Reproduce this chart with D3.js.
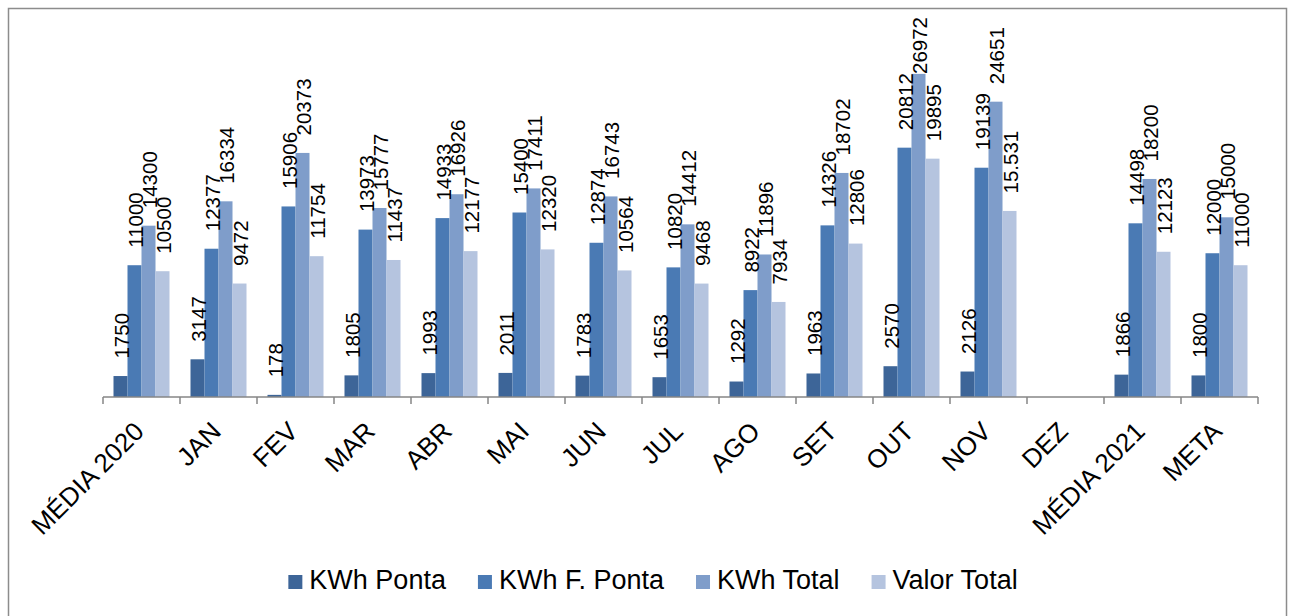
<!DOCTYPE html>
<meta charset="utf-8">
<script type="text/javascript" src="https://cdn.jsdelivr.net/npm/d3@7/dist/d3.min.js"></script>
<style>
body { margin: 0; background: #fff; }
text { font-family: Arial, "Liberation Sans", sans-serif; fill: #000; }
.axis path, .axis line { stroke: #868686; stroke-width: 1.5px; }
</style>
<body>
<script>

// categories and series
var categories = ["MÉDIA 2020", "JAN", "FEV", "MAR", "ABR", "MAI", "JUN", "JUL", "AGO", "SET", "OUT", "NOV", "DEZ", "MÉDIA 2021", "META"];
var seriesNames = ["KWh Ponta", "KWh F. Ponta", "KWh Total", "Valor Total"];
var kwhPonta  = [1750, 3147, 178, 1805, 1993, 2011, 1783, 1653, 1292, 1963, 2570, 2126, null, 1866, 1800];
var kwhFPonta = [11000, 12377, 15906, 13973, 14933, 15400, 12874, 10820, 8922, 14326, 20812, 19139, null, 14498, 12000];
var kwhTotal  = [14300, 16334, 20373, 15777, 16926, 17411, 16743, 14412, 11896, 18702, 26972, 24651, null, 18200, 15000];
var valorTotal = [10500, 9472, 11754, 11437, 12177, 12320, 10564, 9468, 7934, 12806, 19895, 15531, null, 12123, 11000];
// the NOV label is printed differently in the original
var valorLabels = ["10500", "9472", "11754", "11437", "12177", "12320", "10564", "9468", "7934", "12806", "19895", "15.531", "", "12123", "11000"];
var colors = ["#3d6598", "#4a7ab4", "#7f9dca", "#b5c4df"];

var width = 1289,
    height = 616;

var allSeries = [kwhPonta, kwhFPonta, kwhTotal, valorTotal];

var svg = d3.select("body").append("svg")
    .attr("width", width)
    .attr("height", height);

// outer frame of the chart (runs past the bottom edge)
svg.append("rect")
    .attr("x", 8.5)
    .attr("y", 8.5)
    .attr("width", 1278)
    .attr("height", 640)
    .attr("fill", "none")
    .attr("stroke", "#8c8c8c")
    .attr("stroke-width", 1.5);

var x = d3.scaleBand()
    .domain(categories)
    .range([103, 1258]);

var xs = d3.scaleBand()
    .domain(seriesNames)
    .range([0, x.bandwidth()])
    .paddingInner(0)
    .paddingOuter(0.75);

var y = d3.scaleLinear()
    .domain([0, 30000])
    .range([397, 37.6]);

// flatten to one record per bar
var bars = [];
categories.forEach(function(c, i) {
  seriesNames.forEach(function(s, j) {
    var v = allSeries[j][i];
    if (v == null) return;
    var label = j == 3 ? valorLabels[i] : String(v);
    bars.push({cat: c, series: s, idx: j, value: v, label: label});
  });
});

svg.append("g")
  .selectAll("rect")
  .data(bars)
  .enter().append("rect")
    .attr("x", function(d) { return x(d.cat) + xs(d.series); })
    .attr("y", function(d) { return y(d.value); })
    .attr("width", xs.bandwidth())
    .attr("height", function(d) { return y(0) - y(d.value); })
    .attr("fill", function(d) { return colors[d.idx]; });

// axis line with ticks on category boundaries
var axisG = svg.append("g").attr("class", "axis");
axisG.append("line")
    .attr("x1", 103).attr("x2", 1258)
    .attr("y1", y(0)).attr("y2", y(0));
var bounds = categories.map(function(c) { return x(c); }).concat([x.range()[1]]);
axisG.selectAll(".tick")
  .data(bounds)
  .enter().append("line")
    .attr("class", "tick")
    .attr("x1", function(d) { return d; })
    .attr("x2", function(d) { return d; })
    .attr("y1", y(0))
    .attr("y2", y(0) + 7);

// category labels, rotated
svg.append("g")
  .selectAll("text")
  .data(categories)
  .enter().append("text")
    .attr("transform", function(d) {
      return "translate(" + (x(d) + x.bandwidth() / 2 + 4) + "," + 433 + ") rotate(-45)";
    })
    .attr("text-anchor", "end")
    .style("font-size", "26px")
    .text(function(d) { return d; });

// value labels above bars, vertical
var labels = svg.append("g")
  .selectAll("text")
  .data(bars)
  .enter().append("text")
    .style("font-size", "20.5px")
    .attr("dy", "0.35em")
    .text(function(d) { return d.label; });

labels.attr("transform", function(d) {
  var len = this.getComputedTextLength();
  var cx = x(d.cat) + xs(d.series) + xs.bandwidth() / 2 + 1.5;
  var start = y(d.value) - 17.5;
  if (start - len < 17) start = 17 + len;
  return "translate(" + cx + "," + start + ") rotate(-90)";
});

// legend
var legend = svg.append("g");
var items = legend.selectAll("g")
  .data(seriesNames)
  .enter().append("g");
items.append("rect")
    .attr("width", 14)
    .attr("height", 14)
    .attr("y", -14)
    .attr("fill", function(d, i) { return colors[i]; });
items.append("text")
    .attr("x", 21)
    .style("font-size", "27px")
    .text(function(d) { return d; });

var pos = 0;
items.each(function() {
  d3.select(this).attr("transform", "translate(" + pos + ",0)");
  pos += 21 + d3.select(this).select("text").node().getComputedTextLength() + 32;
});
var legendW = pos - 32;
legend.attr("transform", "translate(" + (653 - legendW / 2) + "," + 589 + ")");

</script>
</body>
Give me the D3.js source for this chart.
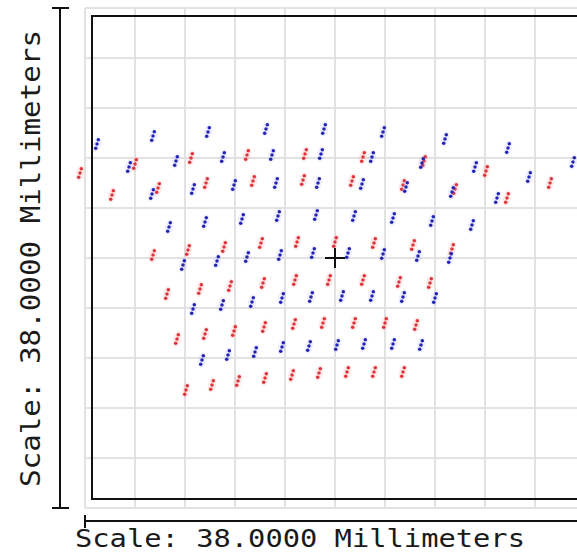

|---|

| EXERCISE GOAL |
Keep the pictures out and write out the records exactly.

| THE REPLY |
Reproduce this chart with D3.js.
<!DOCTYPE html>
<meta charset="utf-8">
<script type="text/javascript" src="https://cdn.jsdelivr.net/npm/d3@7/dist/d3.min.js"></script>
<style>
body { margin: 0; background: #fff; }
text { font-family: Arial, "Liberation Sans", sans-serif; fill: #000; }
.axis path, .axis line { stroke: #868686; stroke-width: 1.5px; }
</style>
<body>
<script>

// categories and series
var categories = ["MÉDIA 2020", "JAN", "FEV", "MAR", "ABR", "MAI", "JUN", "JUL", "AGO", "SET", "OUT", "NOV", "DEZ", "MÉDIA 2021", "META"];
var seriesNames = ["KWh Ponta", "KWh F. Ponta", "KWh Total", "Valor Total"];
var kwhPonta  = [1750, 3147, 178, 1805, 1993, 2011, 1783, 1653, 1292, 1963, 2570, 2126, null, 1866, 1800];
var kwhFPonta = [11000, 12377, 15906, 13973, 14933, 15400, 12874, 10820, 8922, 14326, 20812, 19139, null, 14498, 12000];
var kwhTotal  = [14300, 16334, 20373, 15777, 16926, 17411, 16743, 14412, 11896, 18702, 26972, 24651, null, 18200, 15000];
var valorTotal = [10500, 9472, 11754, 11437, 12177, 12320, 10564, 9468, 7934, 12806, 19895, 15531, null, 12123, 11000];
// the NOV label is printed differently in the original
var valorLabels = ["10500", "9472", "11754", "11437", "12177", "12320", "10564", "9468", "7934", "12806", "19895", "15.531", "", "12123", "11000"];
var colors = ["#3d6598", "#4a7ab4", "#7f9dca", "#b5c4df"];

var width = 1289,
    height = 616;

var allSeries = [kwhPonta, kwhFPonta, kwhTotal, valorTotal];

var svg = d3.select("body").append("svg")
    .attr("width", width)
    .attr("height", height);

// outer frame of the chart (runs past the bottom edge)
svg.append("rect")
    .attr("x", 8.5)
    .attr("y", 8.5)
    .attr("width", 1278)
    .attr("height", 640)
    .attr("fill", "none")
    .attr("stroke", "#8c8c8c")
    .attr("stroke-width", 1.5);

var x = d3.scaleBand()
    .domain(categories)
    .range([103, 1258]);

var xs = d3.scaleBand()
    .domain(seriesNames)
    .range([0, x.bandwidth()])
    .paddingInner(0)
    .paddingOuter(0.75);

var y = d3.scaleLinear()
    .domain([0, 30000])
    .range([397, 37.6]);

// flatten to one record per bar
var bars = [];
categories.forEach(function(c, i) {
  seriesNames.forEach(function(s, j) {
    var v = allSeries[j][i];
    if (v == null) return;
    var label = j == 3 ? valorLabels[i] : String(v);
    bars.push({cat: c, series: s, idx: j, value: v, label: label});
  });
});

svg.append("g")
  .selectAll("rect")
  .data(bars)
  .enter().append("rect")
    .attr("x", function(d) { return x(d.cat) + xs(d.series); })
    .attr("y", function(d) { return y(d.value); })
    .attr("width", xs.bandwidth())
    .attr("height", function(d) { return y(0) - y(d.value); })
    .attr("fill", function(d) { return colors[d.idx]; });

// axis line with ticks on category boundaries
var axisG = svg.append("g").attr("class", "axis");
axisG.append("line")
    .attr("x1", 103).attr("x2", 1258)
    .attr("y1", y(0)).attr("y2", y(0));
var bounds = categories.map(function(c) { return x(c); }).concat([x.range()[1]]);
axisG.selectAll(".tick")
  .data(bounds)
  .enter().append("line")
    .attr("class", "tick")
    .attr("x1", function(d) { return d; })
    .attr("x2", function(d) { return d; })
    .attr("y1", y(0))
    .attr("y2", y(0) + 7);

// category labels, rotated
svg.append("g")
  .selectAll("text")
  .data(categories)
  .enter().append("text")
    .attr("transform", function(d) {
      return "translate(" + (x(d) + x.bandwidth() / 2 + 4) + "," + 433 + ") rotate(-45)";
    })
    .attr("text-anchor", "end")
    .style("font-size", "26px")
    .text(function(d) { return d; });

// value labels above bars, vertical
var labels = svg.append("g")
  .selectAll("text")
  .data(bars)
  .enter().append("text")
    .style("font-size", "20.5px")
    .attr("dy", "0.35em")
    .text(function(d) { return d.label; });

labels.attr("transform", function(d) {
  var len = this.getComputedTextLength();
  var cx = x(d.cat) + xs(d.series) + xs.bandwidth() / 2 + 1.5;
  var start = y(d.value) - 17.5;
  if (start - len < 17) start = 17 + len;
  return "translate(" + cx + "," + start + ") rotate(-90)";
});

// legend
var legend = svg.append("g");
var items = legend.selectAll("g")
  .data(seriesNames)
  .enter().append("g");
items.append("rect")
    .attr("width", 14)
    .attr("height", 14)
    .attr("y", -14)
    .attr("fill", function(d, i) { return colors[i]; });
items.append("text")
    .attr("x", 21)
    .style("font-size", "27px")
    .text(function(d) { return d; });

var pos = 0;
items.each(function() {
  d3.select(this).attr("transform", "translate(" + pos + ",0)");
  pos += 21 + d3.select(this).select("text").node().getComputedTextLength() + 32;
});
var legendW = pos - 32;
legend.attr("transform", "translate(" + (653 - legendW / 2) + "," + 589 + ")");

</script>
</body>
Give me the D3.js source for this chart.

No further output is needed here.